Final Thoughts: Healing After Betrayal
Honestly, no matter what form it takes, betrayal in relationships leaves a scar that shakes your belief in love. It makes you wonder: Was I not enough? Did I miss the signs? Can I ever trust again?
But the truth is, healing is possible. You don’t need to downplay your emotions. Acknowledge your pain and give yourself permission to grieve. At its core, true love is about safety, honesty and mutual respect.
If you have ever been betrayed, remember that their actions reflect who they are, not who you are. You deserve love that’s real, honest and safe.
Frequently Asked Questions (FAQs)
What is betrayal trauma in relationships?
Betrayal trauma happens when someone you deeply trust, like a partner, breaks that trust through lies, cheating, or emotional deceit.
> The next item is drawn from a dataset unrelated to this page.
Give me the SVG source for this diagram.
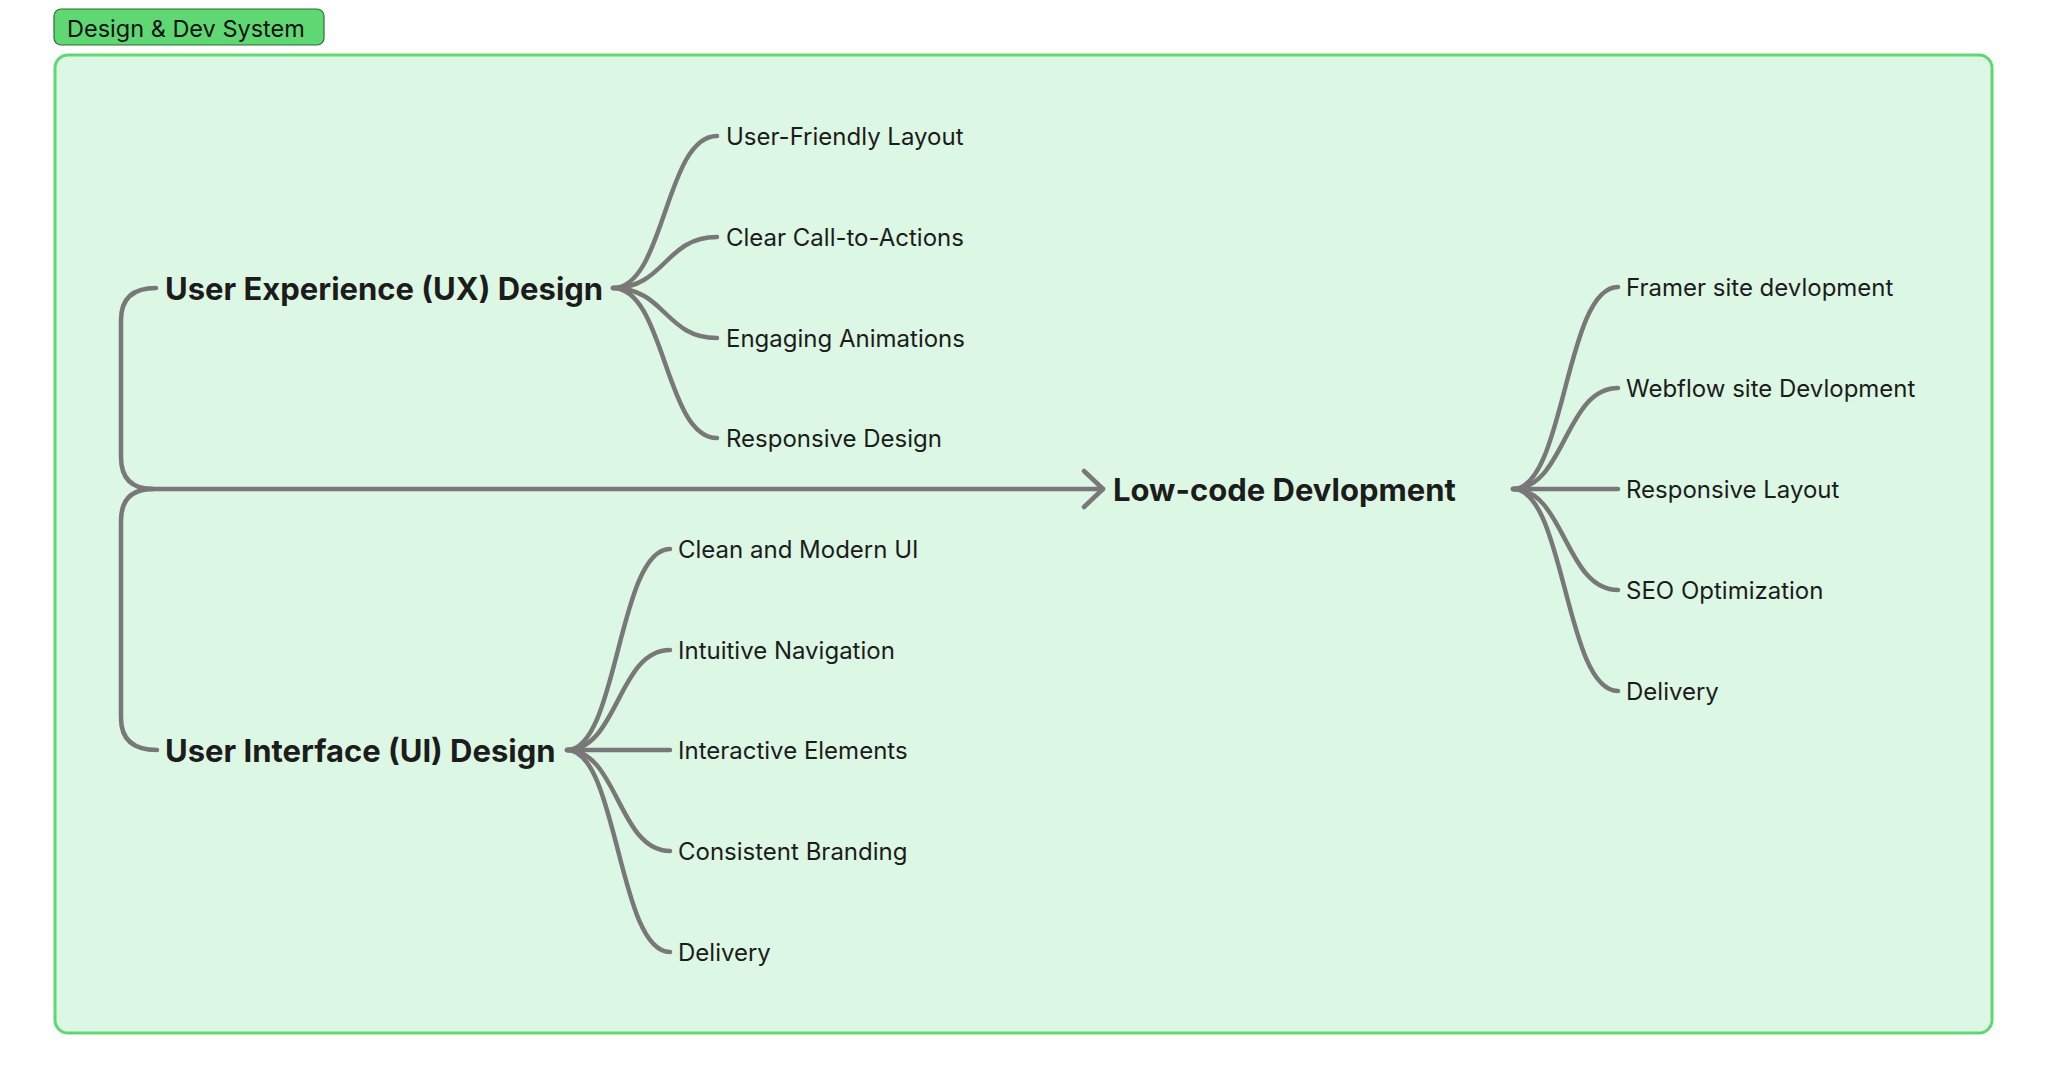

It’s not just heartbreak; it’s a deep emotional wound that shakes your sense of safety and reality.
How to cope with betrayal in relationships?
Betrayal in relationships cuts deep, and it shakes your trust and questions everything you believed in. But healing starts when you stop blaming yourself and face the pain instead of burying it. Set boundaries, seek clarity, and choose peace over resentment. Remember, forgiveness is for your freedom, not their comfort.
What is the psychology of betrayal?
The psychology of betrayal lies in the deep violation of trust and attachment. It triggers intense emotions like anger, confusion, and grief, shaking one’s sense of safety and self-worth. Betrayal in relationships disrupts emotional bonds, often leading to anxiety and trust issues as the mind struggles to make sense of the unexpected hurt.
Is it possible to get over betrayals?
Yes, it’s possible to heal from betrayal, but it takes time, emotional honesty, and self-reflection. Healing starts when you stop blaming yourself, accept what happened, set healthy boundaries, and focus on rebuilding trust in yourself first. Forgiveness is optional. Peace is the priority. With support, self-care, and inner work, you can move forward stronger and wiser.